5. I've put more time into taking care of my parents.  No, I can't visit with them, but I can get their groceries, and I can get their prescriptions, and I can take them dinner on Fridays, keeping our Friday night dinner tradition going. My sister is an absolute angel, and takes my parents to all of their appointments, and sees them regularly during the week during "normal" times.  I see them on Friday nights for dinner normally.  Since this "stay at home" time, I have enjoyed seeing them Wednesdays, if only for a few minutes, when I drop off their weekly groceries and any prescriptions, etc.  It's a very small thing, but it has actually been really great for me to be able to do this!  I have enjoyed it tremendously.
6. I have loved having Saturday and Sunday to do nothing if that's what we choose to do!  Instead of spending two days cleaning, doing laundry, and meal prepping, I can spend the time taking long walks with my daughter-in-law talking and bonding, taking walks with Troy, and doing whatever we feel like doing.  I will truly miss my relaxing weekends!
7. I have maintained, and evened ramped up my workout routines.  I have been doing a LOT of virtual workout classes.  A LOT!  Like sometimes two a day.  But this makes me very happy.

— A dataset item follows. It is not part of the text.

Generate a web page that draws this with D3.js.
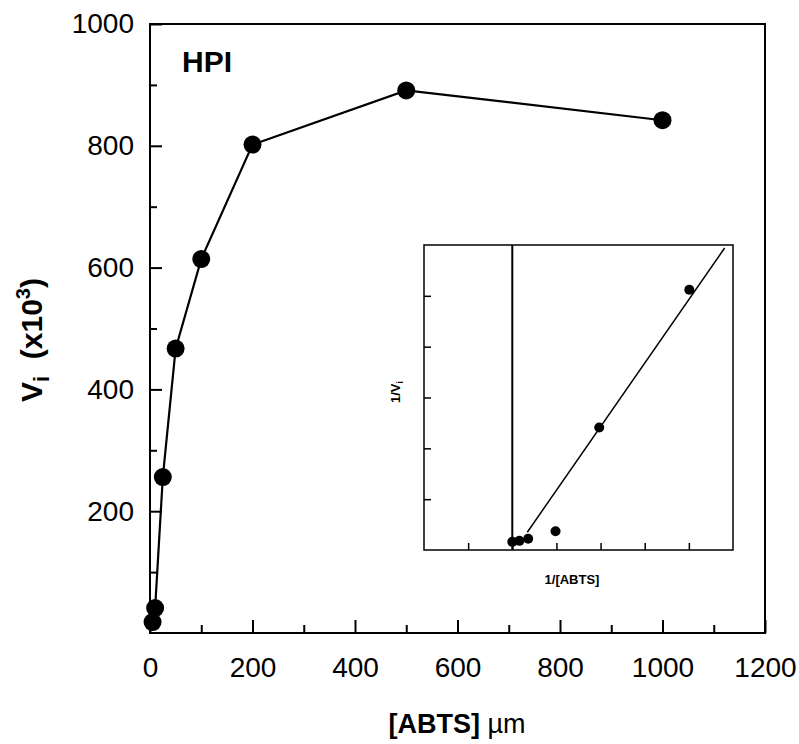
<!DOCTYPE html>
<html>
<head>
<meta charset="utf-8">
<script src="https://cdn.jsdelivr.net/npm/d3@7"></script>
<style>
  body { margin: 0; background: #fff; }
  svg { display: block; font-family: "Liberation Sans", Arial, Helvetica, sans-serif; }
</style>
</head>
<body>
<div id="chart"></div>
<script>
// main plot: rate vs [ABTS]
const abts = [5, 10, 25, 50, 100, 200, 500, 1000];
const rate = [18, 41, 256, 467, 614, 802, 891, 842];
const xTicks = [0, 200, 400, 600, 800, 1000, 1200];
const xMinor = [100, 300, 500, 700, 900, 1100];
const yTicks = [200, 400, 600, 800, 1000];
const yMinor = [100, 300, 500, 700, 900];

// inset: double reciprocal plot
const invS = [0.0, 0.16, 0.36, 0.98, 1.97, 4.01];
const invV = [0.16, 0.18, 0.22, 0.37, 2.41, 5.12];
const fitX = [0.34, 4.81];
const fitY = [0.35, 5.94];
const insetXTicks = [-1, 0, 1, 2, 3, 4];
const insetYTicks = [1, 2, 3, 4, 5];

const width = 799, height = 744;

const svg = d3.select("#chart")
    .append("svg")
    .attr("width", width)
    .attr("height", height);

const x = d3.scaleLinear().domain([0, 1200]).range([150, 765]);
const y = d3.scaleLinear().domain([0, 1000]).range([633, 24]);

// frame
svg.append("rect")
    .attr("x", x(0))
    .attr("y", y(1000))
    .attr("width", x(1200) - x(0))
    .attr("height", y(0) - y(1000))
    .attr("fill", "none")
    .attr("stroke", "black")
    .attr("stroke-width", 2);

// y axis, ticks pointing inward
const yAxis = svg.append("g")
    .attr("transform", `translate(${x(0)},0)`)
    .call(d3.axisLeft(y).tickValues(yTicks).tickSize(-12).tickPadding(16).tickFormat(d3.format("d")));
const yMinorAxis = svg.append("g")
    .attr("transform", `translate(${x(0)},0)`)
    .call(d3.axisLeft(y).tickValues(yMinor).tickSize(-7).tickFormat(""));

const xAxis = svg.append("g")
    .attr("transform", `translate(0,${y(0)})`)
    .call(d3.axisBottom(x).tickValues(xTicks).tickSize(-13).tickPadding(24).tickFormat(d3.format("d")));
const xMinorAxis = svg.append("g")
    .attr("transform", `translate(0,${y(0)})`)
    .call(d3.axisBottom(x).tickValues(xMinor).tickSize(-8).tickFormat(""));

[yAxis, yMinorAxis, xAxis, xMinorAxis].forEach(g => {
    g.select(".domain").remove();
    g.selectAll("line").attr("stroke", "black").attr("stroke-width", 2);
    g.selectAll("text")
        .attr("fill", "black")
        .style("font-size", "28px")
        .style("font-family", "'Liberation Sans', Arial, sans-serif");
});

// axis titles
const yTitle = svg.append("text")
    .attr("transform", "translate(42,340) rotate(-90)")
    .attr("text-anchor", "middle")
    .style("font-size", "30px")
    .style("font-weight", "bold");
yTitle.append("tspan").text("V");
yTitle.append("tspan").attr("dy", 7).style("font-size", "22px").text("i");
yTitle.append("tspan").attr("dy", -7).text("\u00a0\u00a0(x10");
yTitle.append("tspan").attr("dy", -12).style("font-size", "20px").text("3");
yTitle.append("tspan").attr("dy", 12).text(")");

const xTitle = svg.append("text")
    .attr("x", 457)
    .attr("y", 733)
    .attr("text-anchor", "middle")
    .style("font-size", "27px");
xTitle.append("tspan").style("font-weight", "bold").text("[ABTS]");
xTitle.append("tspan").text(" \u00b5m");

svg.append("text")
    .attr("x", 182)
    .attr("y", 72)
    .style("font-size", "30px")
    .style("font-weight", "bold")
    .text("HPI");

// main curve
const mainData = abts.map((d, i) => ({ x: d, y: rate[i] }));
svg.append("path")
    .datum(mainData)
    .attr("fill", "none")
    .attr("stroke", "black")
    .attr("stroke-width", 2.2)
    .attr("d", d3.line().x(d => x(d.x)).y(d => y(d.y)));

svg.selectAll(".pt")
    .data(mainData)
    .enter()
    .append("circle")
    .attr("class", "pt")
    .attr("cx", d => x(d.x))
    .attr("cy", d => y(d.y))
    .attr("r", 9)
    .attr("fill", "black");

// ---- inset ----
const ix = d3.scaleLinear().domain([-2, 5]).range([424, 733]);
const iy = d3.scaleLinear().domain([0, 6]).range([550, 245]);

svg.append("rect")
    .attr("x", ix(-2))
    .attr("y", iy(6))
    .attr("width", ix(5) - ix(-2))
    .attr("height", iy(0) - iy(6))
    .attr("fill", "white")
    .attr("stroke", "black")
    .attr("stroke-width", 1.5);

const ixAxis = svg.append("g")
    .attr("transform", `translate(0,${iy(0)})`)
    .call(d3.axisBottom(ix).tickValues(insetXTicks).tickSize(-7).tickFormat(""));
const iyAxis = svg.append("g")
    .attr("transform", `translate(${ix(-2)},0)`)
    .call(d3.axisLeft(iy).tickValues(insetYTicks).tickSize(-7).tickFormat(""));
[ixAxis, iyAxis].forEach(g => {
    g.select(".domain").remove();
    g.selectAll("line").attr("stroke", "black").attr("stroke-width", 1.5);
});

// zero line of 1/[ABTS]
svg.append("line")
    .attr("x1", ix(0)).attr("x2", ix(0))
    .attr("y1", iy(0)).attr("y2", iy(6))
    .attr("stroke", "black")
    .attr("stroke-width", 2);

const fitData = fitX.map((d, i) => ({ x: d, y: fitY[i] }));
svg.append("path")
    .datum(fitData)
    .attr("fill", "none")
    .attr("stroke", "black")
    .attr("stroke-width", 1.5)
    .attr("d", d3.line().x(d => ix(d.x)).y(d => iy(d.y)));

svg.selectAll(".ipt")
    .data(invS.map((d, i) => ({ x: d, y: invV[i] })))
    .enter()
    .append("circle")
    .attr("class", "ipt")
    .attr("cx", d => ix(d.x))
    .attr("cy", d => iy(d.y))
    .attr("r", 5)
    .attr("fill", "black");

svg.append("text")
    .attr("x", 572)
    .attr("y", 584)
    .attr("text-anchor", "middle")
    .style("font-size", "13px")
    .style("font-weight", "bold")
    .text("1/[ABTS]");

const iyTitle = svg.append("text")
    .attr("transform", "translate(400,392) rotate(-90)")
    .attr("text-anchor", "middle")
    .style("font-size", "13px")
    .style("font-weight", "bold");
iyTitle.append("tspan").text("1/V");
iyTitle.append("tspan").attr("dy", 3).style("font-size", "9px").text("i");
</script>
</body>
</html>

You know, endorphins, and all that!  And since I'm cooking and baking all kinds of good food, this has helped me not gain any weight, and actually has changed my body in a positive way.  I've been super happy with this part of staying at home!

Now I've been told that I am going back to work soon.
I don't want to go back to work.  Do I need a paycheck?  Oh yes!  Unemployment has been a very big problem, and I have not had a paycheck since my last one at work before the stay at home time.  I NEED a paycheck.  But, I love my life at home.  I love being able to wake up later (usually 6), get up, have my coffee and breakfast, get my project for the day done, and be ready to hang out with Troy when he gets home, and then make him a nice dinner.  I have become "The Happy Homemaker"! Never, EVER, did I see myself enjoying this! 

So, to sum this all up, I just want you all to know, that there is always a chance that your life can change without you realizing what is happening.  This has all taken me by surprise!  And I'm so glad it did!  Am I worried about what will happen when life goes back to normal?  Absolutely!  But I know what life CAN be like.  I know what I can feel like when I'm happy.  So I will do everything I possibly can to stay this way.  I love my life right now.  I miss my family, but I know we will be together soon, and can make up for lost time.  We are all still healthy, and that is huge!

Bottom line, we all need to unplug once in a while, and if we aren't willing to do it on our own, sometimes life has a way of making us do it!  Thank you life!